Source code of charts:
§
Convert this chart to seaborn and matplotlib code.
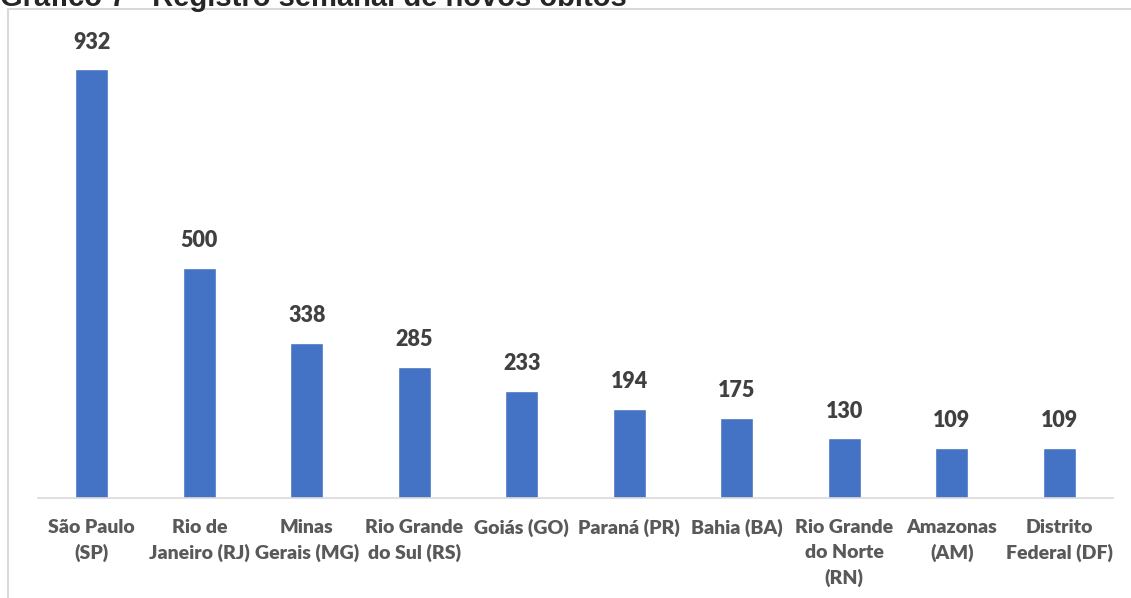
import matplotlib
matplotlib.use('Agg')
import matplotlib.pyplot as plt
from matplotlib.lines import Line2D
import seaborn as sns
import pandas as pd

estados = ['São Paulo\n(SP)', 'Rio de\nJaneiro (RJ)', 'Minas\nGerais (MG)', 'Rio Grande\ndo Sul (RS)',
           'Goiás (GO)', 'Paraná (PR)', 'Bahia (BA)', 'Rio Grande\ndo Norte\n(RN)',
           'Amazonas\n(AM)', 'Distrito\nFederal (DF)']
obitos = [932, 500, 338, 285, 233, 194, 175, 130, 109, 109]

df = pd.DataFrame({'estado': estados, 'obitos': obitos})

sns.set_style('white')
plt.rcParams['font.family'] = ['Lato', 'DejaVu Sans']

fig = plt.figure(figsize=(11.31, 5.98), dpi=100)
ax = fig.add_axes([38/1131, 100/598, 1075/1131, 460/598])

sns.barplot(data=df, x='estado', y='obitos', color='#4472C4', width=0.31,
            saturation=1, ax=ax)
ax.set_xlim(-0.5, 9.5)
ax.set_ylim(0, 1000)

for i, v in enumerate(obitos):
    ax.annotate(str(v), (i, v), xytext=(0, 12), textcoords='offset points',
                ha='center', va='bottom', fontsize=15.5, fontweight='heavy', color='#404040')

ax.set_xlabel('')
ax.set_ylabel('')
ax.set_yticks([])
ax.tick_params(axis='x', length=0, pad=15)
for lbl in ax.get_xticklabels():
    lbl.set_fontsize(14)
    lbl.set_fontweight('heavy')
    lbl.set_color('#595959')
    lbl.set_linespacing(1.55)
    lbl.set_verticalalignment('top')

for s in ['top', 'right', 'left']:
    ax.spines[s].set_visible(False)
ax.spines['bottom'].set_color('#D9D9D9')
ax.spines['bottom'].set_linewidth(1.2)

# moldura cinza do grafico
fig.add_artist(Line2D([8/1131, 1.0], [1 - 9/598, 1 - 9/598], color='#D9D9D9', lw=1.5))
fig.add_artist(Line2D([8/1131, 8/1131], [0, 1 - 9/598], color='#D9D9D9', lw=1.5))

fig.text(0.0, 1.0 + 2/598, 'Gráfico 7 - Registro semanal de novos óbitos', fontsize=21,
         fontweight='bold', family=['Liberation Sans', 'DejaVu Sans'], va='center', ha='left')

fig.savefig('out.png', dpi=100)
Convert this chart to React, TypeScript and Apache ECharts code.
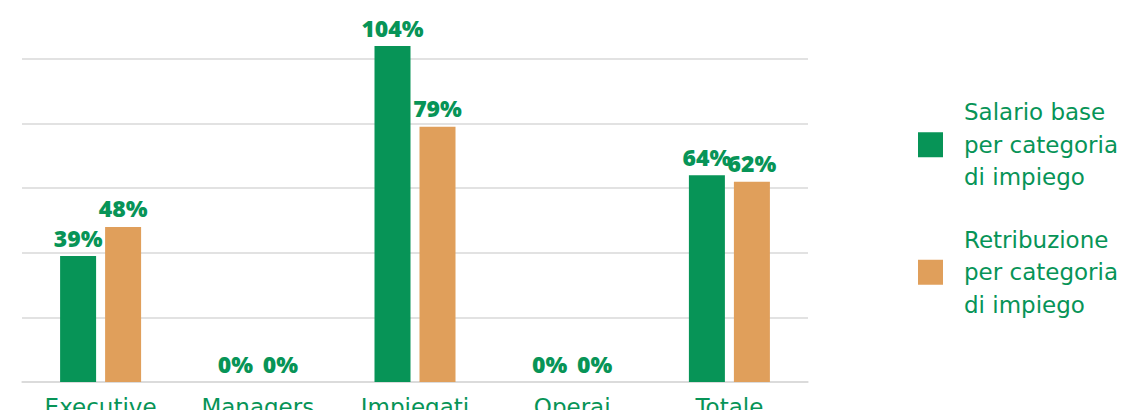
import React, { useEffect, useRef } from "react";
import * as echarts from "echarts";

const categories = ["Executive", "Managers", "Impiegati", "Operai", "Totale"];
const salarioBase = [39, 0, 104, 0, 64];
const retribuzione = [48, 0, 79, 0, 62];
const seriesNames = ["Salario base\nper categoria\ndi impiego", "Retribuzione\nper categoria\ndi impiego"];

const GREEN = "#079457";
const ORANGE = "#E09F5B";
const FONT = "DejaVu Sans";

export default function App() {
  const ref = useRef<HTMLDivElement>(null);
  useEffect(() => {
    const chart = echarts.init(ref.current!, null, { renderer: "svg" });
    const label = {
      show: true,
      position: "top",
      distance: 7,
      color: GREEN,
      fontFamily: "Open Sans",
      fontWeight: 800,
      fontSize: 23,
      formatter: (p: any) => p.value + "%",
    };
    chart.setOption({
      animation: false,
      grid: { left: 22, right: 318, top: 59, bottom: 35 },
      legend: {
        orient: "vertical",
        left: 913,
        top: 91,
        itemWidth: 25,
        itemHeight: 25,
        itemGap: 30,
        icon: "rect",
        textStyle: {
          color: GREEN,
          fontFamily: FONT,
          fontSize: 23,
          lineHeight: 32.5,
          padding: [0, 0, 0, 16],
        },
        data: seriesNames,
      },
      xAxis: {
        type: "category",
        data: categories,
        axisLine: { lineStyle: { color: "#d9d9d9", width: 1.5 } },
        axisTick: { length: 8, lineStyle: { color: "#d4d4d4", width: 1.5 } },
        axisLabel: { color: GREEN, fontFamily: FONT, fontSize: 23, margin: 13 },
      },
      yAxis: {
        type: "value",
        min: 0,
        max: 100,
        interval: 20,
        axisLabel: { show: false },
        axisLine: { show: false },
        axisTick: { show: false },
        splitLine: { lineStyle: { color: "#d9d9d9", width: 1.5 } },
      },
      series: [
        {
          name: seriesNames[0],
          type: "bar",
          data: salarioBase,
          barWidth: 36,
          barGap: "25%",
          clip: false,
          itemStyle: { color: GREEN },
          label,
        },
        {
          name: seriesNames[1],
          type: "bar",
          data: retribuzione,
          barWidth: 36,
          barGap: "25%",
          clip: false,
          itemStyle: { color: ORANGE },
          label,
        },
      ],
    });
    return () => chart.dispose();
  }, []);
  return <div ref={ref} style={{ width: 1126, height: 418, margin: -8 }} />;
}
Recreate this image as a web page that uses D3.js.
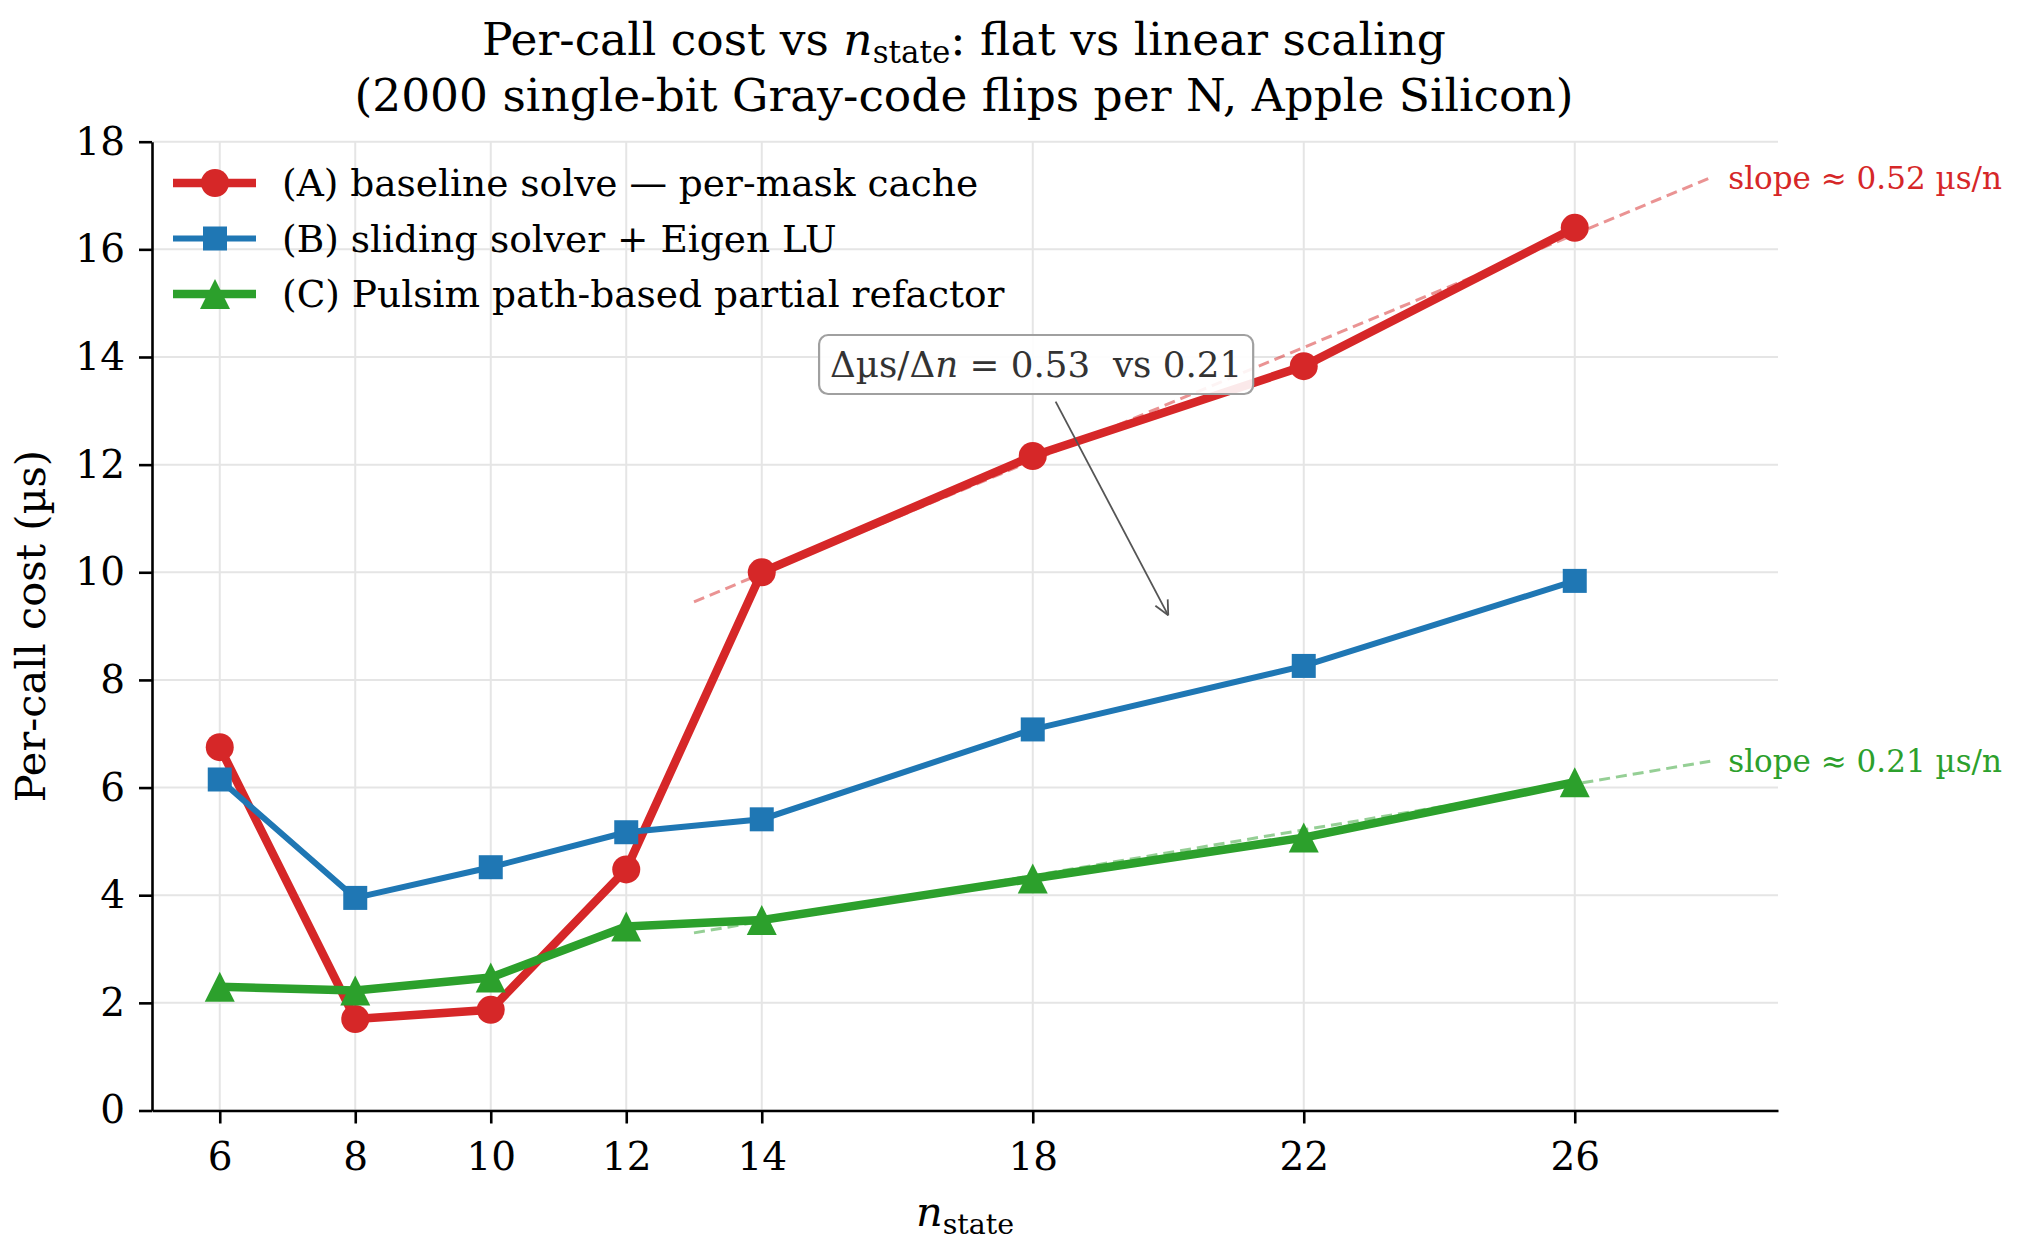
§
Challenge:
Everything from the line with "Convert this chart to React, TypeScript" down to the line with "import * as" in the data above should be copied exactly, with both end lines kept and the pictures left out.

Solution for this task:
Convert this chart to React, TypeScript and Apache ECharts code.
import React, { useEffect, useRef } from "react";
import * as echarts from "echarts";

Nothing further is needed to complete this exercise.